Selon ses informations, exposées dans un autre article paru ce mardi, le ticket Proglio - Caine disposait du "soutien actif de Jean-Yves Le Drian, ministre de la Défense". Le Drian dont le directeur de cabinet, Cédric Lewandowski, est selon Challenges "l'un des membres les plus en vue de la galaxie Roussely" du nom du prédécesseur d'Henri Proglio chez EDF. Ce dernier s'est "toujours intéressé au sort de Thalès", à tel point que les auditions des candidats à la direction de Thalès en 2012 avaient eu lieu "au siège d'EDF", raconte encore l'hebdomadaire. 
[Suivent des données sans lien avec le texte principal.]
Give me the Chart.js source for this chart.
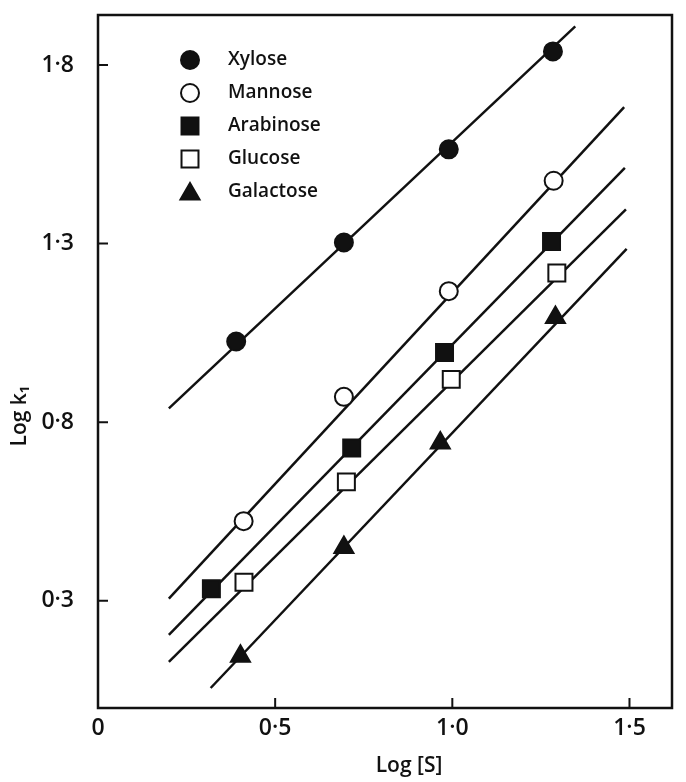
<!DOCTYPE html>
<html>
<head>
<meta charset="utf-8">
<script src="https://cdn.jsdelivr.net/npm/chart.js@4.4.0/dist/chart.umd.min.js"></script>
<style>
  html, body { margin: 0; padding: 0; background: #fff; }
</style>
</head>
<body>
<canvas id="plot" width="686" height="782"></canvas>
<script>
// Sugar names (legend order)
const sugars = ['Xylose', 'Mannose', 'Arabinose', 'Glucose', 'Galactose'];

// Measured points: Log [S] vs Log k1
const xyloseX = [0.39, 0.694, 0.99, 1.284];
const xyloseY = [1.026, 1.303, 1.564, 1.838];
const mannoseX = [0.411, 0.694, 0.99, 1.286];
const mannoseY = [0.523, 0.871, 1.167, 1.476];
const arabinoseX = [0.32, 0.716, 0.978, 1.28];
const arabinoseY = [0.334, 0.728, 0.995, 1.306];
const glucoseX = [0.412, 0.701, 0.997, 1.295];
const glucoseY = [0.352, 0.633, 0.92, 1.218];
const galactoseX = [0.402, 0.694, 0.966, 1.291];
const galactoseY = [0.145, 0.449, 0.742, 1.093];

// Fitted lines, end points
const xyloseFitX = [0.20, 1.347];
const xyloseFitY = [0.839, 1.908];
const mannoseFitX = [0.20, 1.485];
const mannoseFitY = [0.306, 1.682];
const arabinoseFitX = [0.20, 1.487];
const arabinoseFitY = [0.205, 1.512];
const glucoseFitX = [0.20, 1.49];
const glucoseFitY = [0.129, 1.396];
const galactoseFitX = [0.318, 1.492];
const galactoseFitY = [0.056, 1.285];

// Axis ticks
const xTicks = [0, 0.5, 1.0, 1.5];
const yTicks = [0.3, 0.8, 1.3, 1.8];

const ink = '#111';
const FONT = '"Open Sans", "DejaVu Sans", sans-serif';

function pts(xs, ys) {
    return xs.map((x, i) => ({ x: x, y: ys[i] }));
}
function dotLabel(v) {
    return v === 0 ? '0' : v.toFixed(1).replace('.', '\u00b7');
}

// marker styles: [pointStyle, filled, radius]
const markers = [
    ['circle', true, 9],
    ['circle', false, 9],
    ['rect', true, 12],
    ['rect', false, 12],
    ['triangle', true, 11]
];

const seriesX = [xyloseX, mannoseX, arabinoseX, glucoseX, galactoseX];
const seriesY = [xyloseY, mannoseY, arabinoseY, glucoseY, galactoseY];
const fitX = [xyloseFitX, mannoseFitX, arabinoseFitX, glucoseFitX, galactoseFitX];
const fitY = [xyloseFitY, mannoseFitY, arabinoseFitY, glucoseFitY, galactoseFitY];

const datasets = [];
sugars.forEach((name, i) => {
    const m = markers[i];
    datasets.push({
        label: name,
        data: pts(seriesX[i], seriesY[i]),
        showLine: false,
        pointStyle: m[0],
        pointRadius: m[2],
        pointHoverRadius: m[2],
        pointBackgroundColor: m[1] ? ink : '#fff',
        pointBorderColor: ink,
        pointBorderWidth: 2,
        order: 0
    });
    datasets.push({
        label: name + ' fit',
        data: pts(fitX[i], fitY[i]),
        showLine: true,
        borderColor: ink,
        borderWidth: 2.5,
        pointRadius: 0,
        fill: false,
        order: 1
    });
});

// frame, inward ticks, legend and axis titles
const decorations = {
    id: 'decorations',
    afterDraw(chart) {
        const { ctx, chartArea: a, scales: { x, y } } = chart;
        ctx.save();
        ctx.strokeStyle = ink;
        ctx.lineWidth = 2.5;
        ctx.strokeRect(a.left, a.top, a.right - a.left, a.bottom - a.top);

        ctx.lineWidth = 2;
        ctx.beginPath();
        xTicks.forEach(v => {
            const px = x.getPixelForValue(v);
            ctx.moveTo(px, a.bottom);
            ctx.lineTo(px, a.bottom - 10);
        });
        yTicks.forEach(v => {
            const py = y.getPixelForValue(v);
            ctx.moveTo(a.left, py);
            ctx.lineTo(a.left + 10, py);
        });
        ctx.stroke();

        // legend
        ctx.font = '600 19px ' + FONT;
        ctx.textBaseline = 'middle';
        ctx.textAlign = 'left';
        sugars.forEach((name, i) => {
            const m = markers[i];
            const ly = 60 + i * 33;
            ctx.fillStyle = m[1] ? ink : '#fff';
            ctx.strokeStyle = ink;
            ctx.lineWidth = 2;
            Chart.helpers.drawPoint(ctx, { pointStyle: m[0], radius: m[2], rotation: 0, borderWidth: 2 }, 190, ly + (m[0] === 'triangle' ? 2 : 0));
            ctx.fillStyle = ink;
            ctx.fillText(name, 228, ly);
        });

        // axis titles
        ctx.font = '600 21px ' + FONT;
        ctx.textAlign = 'center';
        ctx.fillText('Log [S]', 409, 766);

        ctx.translate(20, 416);
        ctx.rotate(-Math.PI / 2);
        ctx.fillText('Log k\u2081', 0, 0);
        ctx.restore();
    }
};

new Chart(document.getElementById('plot').getContext('2d'), {
    type: 'scatter',
    data: { datasets: datasets },
    options: {
        responsive: false,
        animation: false,
        devicePixelRatio: 1,
        layout: { padding: { top: 15, right: 4, left: 0, bottom: 0 } },
        plugins: {
            legend: { display: false },
            tooltip: { enabled: false }
        },
        scales: {
            x: {
                type: 'linear',
                min: 0,
                max: 1.62,
                afterBuildTicks: s => { s.ticks = xTicks.map(v => ({ value: v })); },
                afterFit: s => { s.height = 74; s.paddingLeft = 0; s.paddingRight = 0; },
                grid: { display: false, drawTicks: false },
                border: { display: false },
                ticks: {
                    padding: 7,
                    color: ink,
                    font: { family: FONT, size: 23, weight: '600' },
                    callback: v => dotLabel(v)
                }
            },
            y: {
                type: 'linear',
                min: 0,
                max: 1.94,
                afterBuildTicks: s => { s.ticks = yTicks.map(v => ({ value: v })); },
                afterFit: s => { s.width = 98; s.paddingTop = 0; s.paddingBottom = 0; },
                grid: { display: false, drawTicks: false },
                border: { display: false },
                ticks: {
                    padding: 24,
                    color: ink,
                    font: { family: FONT, size: 23, weight: '600' },
                    callback: v => dotLabel(v)
                }
            }
        }
    },
    plugins: [decorations]
});
</script>
</body>
</html>
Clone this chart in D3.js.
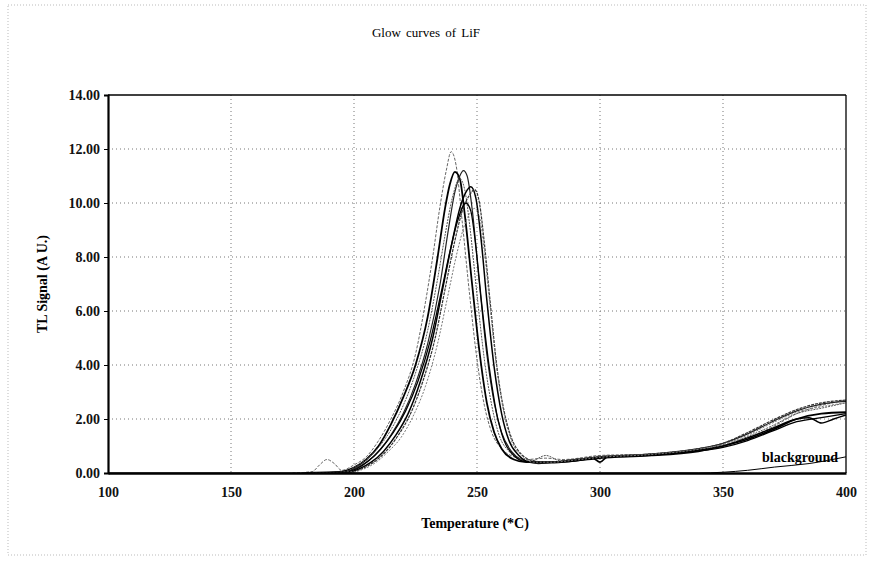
<!DOCTYPE html>
<html>
<head>
<meta charset="utf-8">
<script src="https://cdn.jsdelivr.net/npm/d3@7"></script>
<style>
  html, body { margin: 0; padding: 0; background: #fff; }
  svg { display: block; }
</style>
</head>
<body>
<script>
// ---------- DATA ----------
const title = "Glow curves of LiF";
const xTitle = "Temperature (*C)";
const yTitle = "TL Signal (A U.)";
const xTicks = [100, 150, 200, 250, 300, 350, 400];
const yTicks = [0, 2, 4, 6, 8, 10, 12, 14];

const curve1 = [[175,0],[183,0.05],[186,0.3],[189,0.5],[192,0.35],[195,0.1],[200,0.3],[205,0.6],[210,1.2],[215,2.0],[220,3.0],[225,4.4],[229,6.3],[232,8.0],[235,9.9],[237.5,11.2],[239.5,11.9],[241.5,11.4],[244,9.3],[247,6.6],[250,4.2],[253,2.5],[256,1.5],[260,0.9],[265,0.6],[270,0.5],[278,0.55],[285,0.5],[300,0.65],[320,0.7],[340,0.85],[350,1.05],[360,1.3],[370,1.7],[380,2.2],[390,2.5],[400,2.7]];
const curve2 = [[180,0],[195,0.05],[200,0.2],[205,0.5],[210,1.0],[215,1.8],[220,2.8],[225,4.0],[230,5.8],[234,8.0],[237,9.8],[239,10.7],[241,11.15],[243,10.9],[245,9.6],[248,7.0],[251,4.5],[254,2.6],[257,1.5],[260,0.9],[265,0.5],[270,0.4],[280,0.4],[290,0.45],[297,0.55],[300,0.4],[303,0.6],[320,0.65],[340,0.8],[350,1.0],[360,1.25],[370,1.6],[380,2.0],[390,2.2],[400,2.25]];
const curve3 = [[180,0],[195,0.02],[200,0.15],[205,0.4],[210,0.8],[215,1.4],[220,2.2],[225,3.3],[230,4.8],[235,7.0],[238,8.8],[241,10.4],[243,11.0],[244.5,11.2],[246,11.0],[248,9.8],[251,7.0],[254,4.4],[257,2.6],[260,1.5],[264,0.8],[268,0.5],[275,0.35],[285,0.45],[300,0.6],[320,0.7],[340,0.9],[350,1.1],[360,1.45],[370,1.9],[380,2.3],[390,2.55],[400,2.65]];
const curve4 = [[180,0],[196,0.05],[200,0.2],[205,0.5],[210,0.95],[215,1.6],[220,2.5],[225,3.7],[230,5.3],[234,7.2],[237,8.8],[240,10.2],[243,10.9],[245,10.5],[247,9.2],[250,6.6],[253,4.2],[256,2.5],[259,1.4],[263,0.8],[268,0.5],[272,0.45],[278,0.65],[284,0.45],[290,0.5],[300,0.62],[320,0.68],[340,0.85],[350,1.0],[360,1.35],[370,1.75],[380,2.2],[390,2.4],[400,2.6]];
const curve5 = [[180,0],[198,0.03],[202,0.15],[207,0.4],[212,0.8],[217,1.4],[222,2.2],[227,3.4],[232,5.0],[236,6.8],[240,8.6],[243,9.8],[245.5,10.4],[247.5,10.6],[249.5,10.2],[251.5,8.8],[254,6.4],[257,3.9],[260,2.2],[263,1.2],[267,0.65],[272,0.4],[280,0.38],[290,0.45],[300,0.55],[320,0.65],[340,0.85],[350,1.0],[360,1.3],[370,1.65],[380,2.0],[385,2.05],[390,1.85],[395,2.0],[400,2.15]];
const curve6 = [[180,0],[199,0.03],[203,0.15],[208,0.4],[213,0.8],[218,1.4],[223,2.2],[228,3.4],[233,5.0],[237,6.8],[241,8.6],[244,9.7],[247,10.3],[249,10.5],[251,10.0],[253,8.5],[255.5,6.2],[258,4.0],[261,2.3],[264,1.3],[268,0.7],[273,0.45],[280,0.4],[290,0.5],[300,0.6],[320,0.7],[340,0.9],[350,1.1],[360,1.5],[370,1.95],[380,2.35],[390,2.6],[400,2.7]];
const curve7 = [[180,0],[197,0.04],[201,0.15],[206,0.45],[211,0.9],[216,1.5],[221,2.3],[226,3.4],[231,4.9],[235,6.5],[239,8.2],[242,9.3],[245.5,10.0],[247.5,9.7],[249.5,8.4],[252,6.2],[255,3.9],[258,2.2],[261,1.2],[265,0.65],[270,0.42],[280,0.4],[290,0.48],[300,0.58],[320,0.66],[340,0.82],[350,0.95],[360,1.2],[370,1.55],[380,1.9],[390,2.05],[400,2.2]];
const curve8 = [[180,0],[200,0.05],[204,0.15],[209,0.4],[214,0.8],[219,1.3],[224,2.1],[229,3.2],[234,4.8],[238,6.5],[242,8.2],[245,9.2],[247,9.6],[249,9.8],[251,9.5],[253,8.2],[255.5,6.0],[258,3.9],[261,2.2],[264,1.2],[268,0.65],[273,0.4],[280,0.4],[290,0.48],[300,0.58],[320,0.68],[340,0.88],[350,1.05],[360,1.4],[370,1.85],[380,2.25],[390,2.45],[400,2.6]];
const background = [[100,0],[340,0],[360,0.1],[371,0.22],[385,0.35],[400,0.6]];
const backgroundLabel = "blackground";

const curves = [curve1, curve2, curve3, curve4, curve5, curve6, curve7, curve8];
const curveStyles = [
  {stroke:"#666", width:1.0, dash:"3,1.5"},
  {stroke:"#000", width:1.8, dash:null},
  {stroke:"#222", width:1.2, dash:null},
  {stroke:"#555", width:1.0, dash:"2,1"},
  {stroke:"#000", width:1.5, dash:null},
  {stroke:"#333", width:1.2, dash:"3,1"},
  {stroke:"#000", width:1.3, dash:null},
  {stroke:"#777", width:1.0, dash:"2,1.5"}
];

// ---------- LAYOUT ----------
const W = 874, H = 562;
const m = {left:108, right:W-846, top:95, bottom:H-473};

const svg = d3.select("body").append("svg").attr("width", W).attr("height", H);

// outer dotted frame
svg.append("rect").attr("x",8).attr("y",5).attr("width",858).attr("height",550)
  .attr("fill","none").attr("stroke","#aaa").attr("stroke-width",0.8).attr("stroke-dasharray","1,2");

const x = d3.scaleLinear().domain([100,400]).range([m.left, W-m.right]);
const y = d3.scaleLinear().domain([0,14]).range([H-m.bottom, m.top]);

const serif = "'Liberation Serif','Times New Roman',serif";

// grid
const grid = svg.append("g");
grid.selectAll("line.v").data(xTicks.slice(1,-1)).join("line")
  .attr("x1",d=>x(d)).attr("x2",d=>x(d)).attr("y1",y(14)).attr("y2",y(0))
  .attr("stroke","#777").attr("stroke-width",1).attr("stroke-dasharray","1,3");
grid.selectAll("line.h").data(yTicks.slice(1,-1)).join("line")
  .attr("y1",d=>y(d)).attr("y2",d=>y(d)).attr("x1",x(100)).attr("x2",x(400))
  .attr("stroke","#777").attr("stroke-width",1).attr("stroke-dasharray","1,3");

// clip
svg.append("clipPath").attr("id","clip").append("rect")
  .attr("x",x(100)).attr("y",y(14)).attr("width",x(400)-x(100)).attr("height",y(0)-y(14));

const line = d3.line().x(d=>x(d[0])).y(d=>y(d[1])).curve(d3.curveMonotoneX);
const plot = svg.append("g").attr("clip-path","url(#clip)");

plot.selectAll("path.c").data(curves).join("path")
  .attr("d", line)
  .attr("fill","none")
  .attr("stroke",(d,i)=>curveStyles[i].stroke)
  .attr("stroke-width",(d,i)=>curveStyles[i].width)
  .attr("stroke-dasharray",(d,i)=>curveStyles[i].dash);

plot.append("path").datum(background).attr("d", line)
  .attr("fill","none").attr("stroke","#000").attr("stroke-width",1);

// frame: top/right thin, left/bottom thick
svg.append("line").attr("x1",x(100)).attr("x2",x(400)).attr("y1",y(14)).attr("y2",y(14))
  .attr("stroke","#000").attr("stroke-width",1.3);
svg.append("line").attr("x1",x(400)).attr("x2",x(400)).attr("y1",y(14)).attr("y2",y(0))
  .attr("stroke","#000").attr("stroke-width",1.3);

// axes
const xAxis = d3.axisBottom(x).tickValues(xTicks).tickSize(0).tickPadding(14).tickFormat(d3.format("d"));
const yAxis = d3.axisLeft(y).tickValues(yTicks).tickSize(4).tickPadding(4).tickFormat(d3.format(".2f"));

const gx = svg.append("g").attr("transform",`translate(0,${y(0)})`).call(xAxis);
gx.select(".domain").attr("stroke","#000").attr("stroke-width",2.5);
gx.selectAll("text").attr("font-family",serif).attr("font-size",14).attr("font-weight","bold").attr("fill","#111");

const gy = svg.append("g").attr("transform",`translate(${x(100)},0)`).call(yAxis);
gy.select(".domain").attr("stroke","#000").attr("stroke-width",2.2);
gy.selectAll(".tick line").attr("stroke","#000");
gy.selectAll("text").attr("font-family",serif).attr("font-size",14).attr("font-weight","bold").attr("fill","#111");

// titles
svg.append("text").attr("x",426).attr("y",37).attr("text-anchor","middle")
  .attr("font-family",serif).attr("font-size",13).attr("word-spacing",2).text(title);
svg.append("text").attr("x",475).attr("y",528).attr("text-anchor","middle")
  .attr("font-family",serif).attr("font-size",14).attr("font-weight","bold").text(xTitle);
svg.append("text").attr("transform",`translate(47,${(y(0)+y(14))/2}) rotate(-90)`).attr("text-anchor","middle")
  .attr("font-family",serif).attr("font-size",14).attr("font-weight","bold").text(yTitle);

// background label
svg.append("text").attr("x",x(400)-8).attr("y",y(0.55)+4).attr("text-anchor","end")
  .attr("font-family",serif).attr("font-size",14).attr("font-weight","bold").text(backgroundLabel);
</script>
</body>
</html>
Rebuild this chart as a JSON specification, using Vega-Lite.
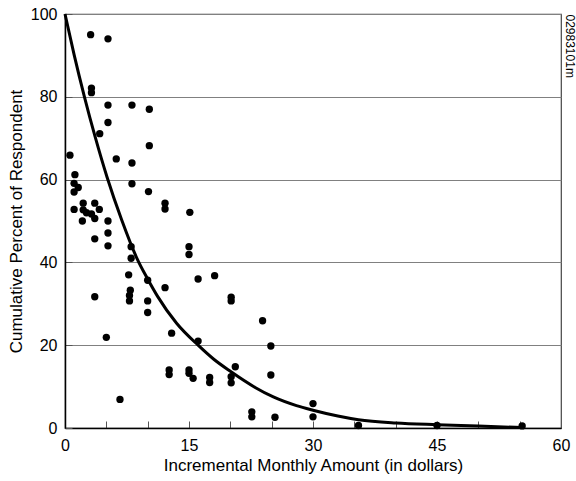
{
  "$schema": "https://vega.github.io/schema/vega-lite/v6.json",
  "width": 496,
  "height": 414,
  "autosize": "none",
  "padding": {"left": 65, "top": 14, "right": 15, "bottom": 53},
  "background": "white",
  "config": {
    "font": "Liberation Sans",
    "view": {"stroke": "#444", "strokeWidth": 1.2},
    "axis": {
      "labelFont": "Liberation Sans",
      "titleFont": "Liberation Sans",
      "labelFontSize": 16,
      "titleFontSize": 17,
      "labelColor": "black",
      "titleColor": "black",
      "titleFontWeight": "normal",
      "domainColor": "black",
      "domainWidth": 1.5,
      "tickColor": "#555"
    }
  },
  "datasets": {
    "points": [
      {"amount": 3.1, "percent": 95}, {"amount": 5.2, "percent": 94},
      {"amount": 3.2, "percent": 82.1}, {"amount": 3.2, "percent": 81},
      {"amount": 5.2, "percent": 78}, {"amount": 8.1, "percent": 78},
      {"amount": 10.2, "percent": 77}, {"amount": 5.2, "percent": 73.8},
      {"amount": 4.2, "percent": 71.1}, {"amount": 10.2, "percent": 68.2},
      {"amount": 0.6, "percent": 65.9}, {"amount": 6.2, "percent": 65},
      {"amount": 8.1, "percent": 64}, {"amount": 1.2, "percent": 61.2},
      {"amount": 1.1, "percent": 59.1}, {"amount": 1.6, "percent": 58.1},
      {"amount": 1.1, "percent": 57}, {"amount": 8.1, "percent": 59},
      {"amount": 10.1, "percent": 57.1}, {"amount": 12.1, "percent": 54.3},
      {"amount": 12.1, "percent": 52.9}, {"amount": 15.1, "percent": 52.1},
      {"amount": 2.2, "percent": 54.3}, {"amount": 3.6, "percent": 54.3},
      {"amount": 1.1, "percent": 52.8}, {"amount": 2.2, "percent": 52.7},
      {"amount": 2.6, "percent": 52}, {"amount": 3.2, "percent": 51.7},
      {"amount": 4.15, "percent": 52.8}, {"amount": 3.6, "percent": 50.6},
      {"amount": 2.1, "percent": 50}, {"amount": 5.2, "percent": 50},
      {"amount": 5.2, "percent": 47.1}, {"amount": 3.6, "percent": 45.7},
      {"amount": 5.2, "percent": 44}, {"amount": 8, "percent": 43.8},
      {"amount": 8, "percent": 41}, {"amount": 15, "percent": 43.8},
      {"amount": 15, "percent": 41.9}, {"amount": 7.7, "percent": 37},
      {"amount": 10, "percent": 35.7}, {"amount": 12.1, "percent": 33.9},
      {"amount": 16.1, "percent": 36}, {"amount": 18.1, "percent": 36.8},
      {"amount": 3.6, "percent": 31.7}, {"amount": 7.9, "percent": 33.3},
      {"amount": 7.8, "percent": 32}, {"amount": 7.8, "percent": 30.7},
      {"amount": 10, "percent": 30.7}, {"amount": 10, "percent": 27.9},
      {"amount": 5, "percent": 21.9}, {"amount": 6.65, "percent": 6.9},
      {"amount": 12.9, "percent": 22.9}, {"amount": 16.1, "percent": 21},
      {"amount": 12.6, "percent": 14}, {"amount": 12.6, "percent": 12.9},
      {"amount": 15, "percent": 14}, {"amount": 15, "percent": 13.2},
      {"amount": 15.5, "percent": 12}, {"amount": 17.5, "percent": 12.2},
      {"amount": 17.5, "percent": 11}, {"amount": 20.1, "percent": 12.4},
      {"amount": 20.1, "percent": 10.9}, {"amount": 20.6, "percent": 14.8},
      {"amount": 20.1, "percent": 31.6}, {"amount": 20.1, "percent": 30.7},
      {"amount": 22.6, "percent": 3.9}, {"amount": 22.6, "percent": 2.7},
      {"amount": 23.9, "percent": 25.9}, {"amount": 24.9, "percent": 19.8},
      {"amount": 24.9, "percent": 12.8}, {"amount": 25.4, "percent": 2.6},
      {"amount": 30, "percent": 5.9}, {"amount": 30, "percent": 2.7},
      {"amount": 35.5, "percent": 0.6}, {"amount": 45, "percent": 0.6},
      {"amount": 55.3, "percent": 0.5}
    ],
    "curve": [
      {"amount": 0, "percent": 100}, {"amount": 1.1, "percent": 90.2},
      {"amount": 2.35, "percent": 80}, {"amount": 3.65, "percent": 70.3},
      {"amount": 5.1, "percent": 60.5}, {"amount": 6.85, "percent": 50.3},
      {"amount": 8.7, "percent": 41}, {"amount": 10, "percent": 36},
      {"amount": 11.2, "percent": 31.8}, {"amount": 13.5, "percent": 25.3},
      {"amount": 16.1, "percent": 20}, {"amount": 18, "percent": 16.6},
      {"amount": 20, "percent": 13.7}, {"amount": 23, "percent": 9.8},
      {"amount": 25.2, "percent": 7.5}, {"amount": 28, "percent": 5.4},
      {"amount": 30, "percent": 4.3}, {"amount": 33, "percent": 2.9},
      {"amount": 35.5, "percent": 2.0}, {"amount": 40, "percent": 1.2},
      {"amount": 45, "percent": 0.8}, {"amount": 50, "percent": 0.5},
      {"amount": 55.3, "percent": 0.1}
    ]
  },
  "layer": [
    {
      "data": {"name": "points"},
      "mark": {"type": "circle", "size": 54, "color": "black", "opacity": 1},
      "encoding": {
        "x": {
          "field": "amount", "type": "quantitative",
          "scale": {"domain": [0, 60], "nice": false, "zero": true},
          "axis": {
            "title": "Incremental Monthly Amount (in dollars)",
            "values": [0, 5, 10, 15, 20, 25, 30, 35, 40, 45, 50, 55, 60],
            "labelExpr": "datum.value % 15 === 0 ? datum.label : ''",
            "tickSize": -7,
            "labelPadding": 16,
            "titlePadding": 4,
            "grid": false,
            "labelFlush": false,
            "labelOverlap": false
          }
        },
        "y": {
          "field": "percent", "type": "quantitative",
          "scale": {"domain": [0, 100], "nice": false},
          "axis": {
            "title": "Cumulative Percent of Respondent",
            "values": [0, 20, 40, 60, 80, 100],
            "tickSize": -7,
            "labelPadding": 15,
            "titlePadding": 5,
            "grid": true,
            "gridColor": "#808080",
            "gridWidth": 1,
            "labelFlush": false
          }
        }
      }
    },
    {
      "data": {"name": "curve"},
      "mark": {"type": "line", "color": "black", "strokeWidth": 3, "interpolate": "monotone"},
      "encoding": {
        "x": {"field": "amount", "type": "quantitative"},
        "y": {
          "field": "percent", "type": "quantitative",
          "axis": {
            "orient": "right",
            "title": "02983101m",
            "titleFontSize": 12,
            "titleAngle": 90,
            "titleAnchor": "end",
            "titleAlign": "left",
            "titleBaseline": "bottom",
            "titlePadding": 1,
            "labels": false,
            "ticks": false,
            "domain": false,
            "grid": false
          }
        }
      }
    }
  ],
  "resolve": {"axis": {"y": "independent"}}
}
Mais ce réseau s'arrêterait aux grilles de Bercy. Emmanuel Macron, le ministre de l'Economie, se serait d'abord "opposé mollement à la perspective Proglio", puis plus activement "après la montée des critiques dans les milieux dits 'autorisés'", explique Marianne. Des "discussions viriles" auraient ainsi eu lieu dimanche entre le ministre de l'Economie et son collègue à la Défense, relate Marianne qui cite "un conseiller". Quant au président de la République, il n'aurait donné aucune "directives claires" aux membres de son gouvernement.

La dernière manche se jouera au moment de la prochaine assemblée générale extraordinaire. Les actionnaires de Thalès groupe vont devoir élargir la limite d'âge, aujourd'hui à 65 ans, pour laisser Henri Proglio, 67 ans, prendre la présidence. Un dernier "(petit) moyen de pression" pour le ministre de l'Economie, analyse Marianne. Cette AG se tiendra le 4 février prochain, selon l'AFP. Les actionnaires devraient décider, dit l'agence, de porter la limite d'âge de la présidence à 69 ans, avec une clause dite de "revoyure" pour l'étendre à 70 ans.